Three hours south of Sydney the rain stops and the drought begins again. Stu regularly calls for score updates on the third Ashes test in Perth. In between, he tells stories of the bands he played in – The Philistines, Hands of Time – and saw during the mid 80s and early 90s. He has an anecdote for practically every song on the Do the Pop compilation. We all listen intently like kids around a campfire. Bjorn remains in the back and hasn’t said anything except what sounds like “wallet broken” in his thick Dutch accent. He had to repeat it three times before Stu figured it out and handed him a water bottle.
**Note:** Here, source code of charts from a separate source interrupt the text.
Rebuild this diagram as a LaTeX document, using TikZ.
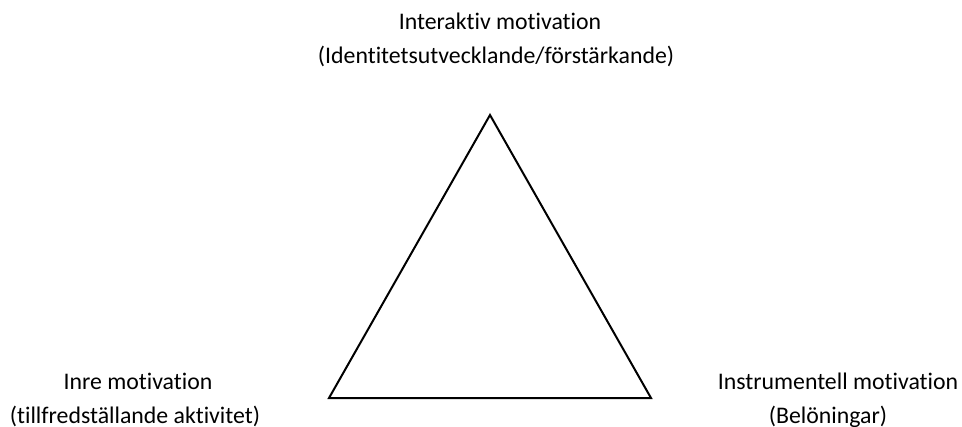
\documentclass[tikz,border=0pt]{standalone}
\usepackage{fontspec}
\setmainfont{Carlito}[Ligatures=NoCommon]
\usepackage{tikz}
\usetikzlibrary{positioning}

\begin{document}
\begin{tikzpicture}[
  x=0.5pt, y=-0.5pt,
  lbl/.style={anchor=base, inner sep=0pt, font=\fontsize{11.9}{14}\selectfont},
  edge/.style={draw=black, line width=1pt, line join=miter}]

  \useasboundingbox (0,0) rectangle (962,427);

  % corners of the triangle
  \coordinate (top) at (490,115);
  \coordinate (lft) at (329,398);
  \coordinate (rgt) at (651,398);
  \draw[edge] (top) -- (lft) -- (rgt) -- cycle;

  % top label
  \node[lbl] (inter) at (500,30) {Interaktiv motivation};
  \node[lbl] (intersub) at (496,64) {(Identitetsutvecklande/förstärkande)};

  % left label
  \node[lbl] (inre) at (138,389) {Inre motivation};
  \node[lbl] (inresub) at (135,423) {(tillfredställande aktivitet)};

  % right label
  \node[lbl] (instr) at (838,389) {Instrumentell motivation};
  \node[lbl] (instrsub) at (828,423) {(Belöningar)};
\end{tikzpicture}
\end{document}
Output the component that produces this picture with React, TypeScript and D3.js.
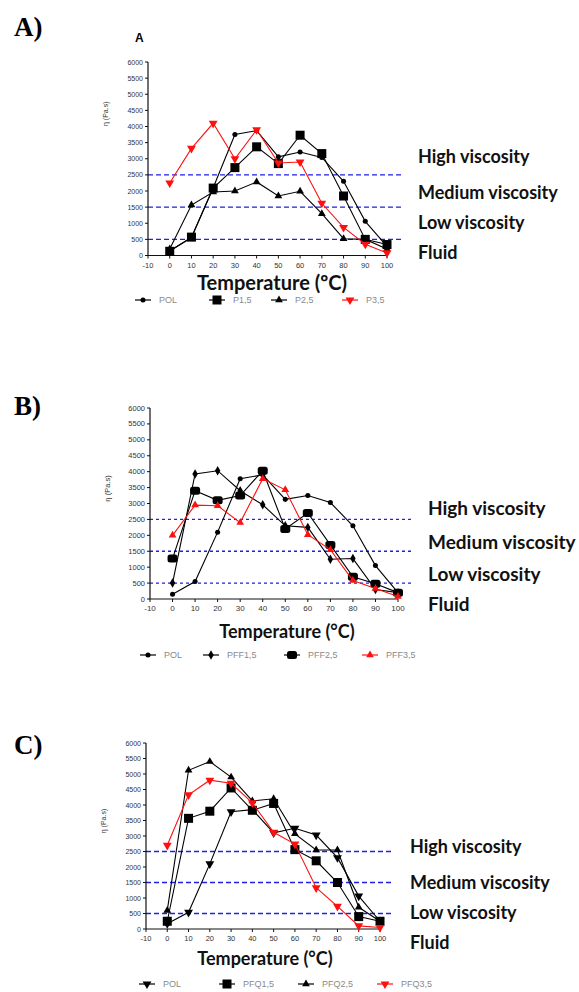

Tennis courts rush by with weeds growing taller than the van; lonely memorial halls that look like their insides haven’t seen sunlight in years. Junked car bodies sit high up on hills as if they fell from the sky, while sheep so emaciated they look like vacuum-packed bags of bones seek shade in dilapidated tin shacks.
By mid afternoon we’ve crossed back over into Victoria and the clear skies are replaced by ugly grey smoke. We’re listening to Dream Syndicate’s self-titled album because it’s apparently J. Mascis’ favourite record. Sam is keen to get home and we make it back at 6pm. “It’s a really weird scenario, driving for 10 hours, doing one show and driving back,” Sam says. “I like to let the chips fall where they fall, you know. Just play it down, let it go.”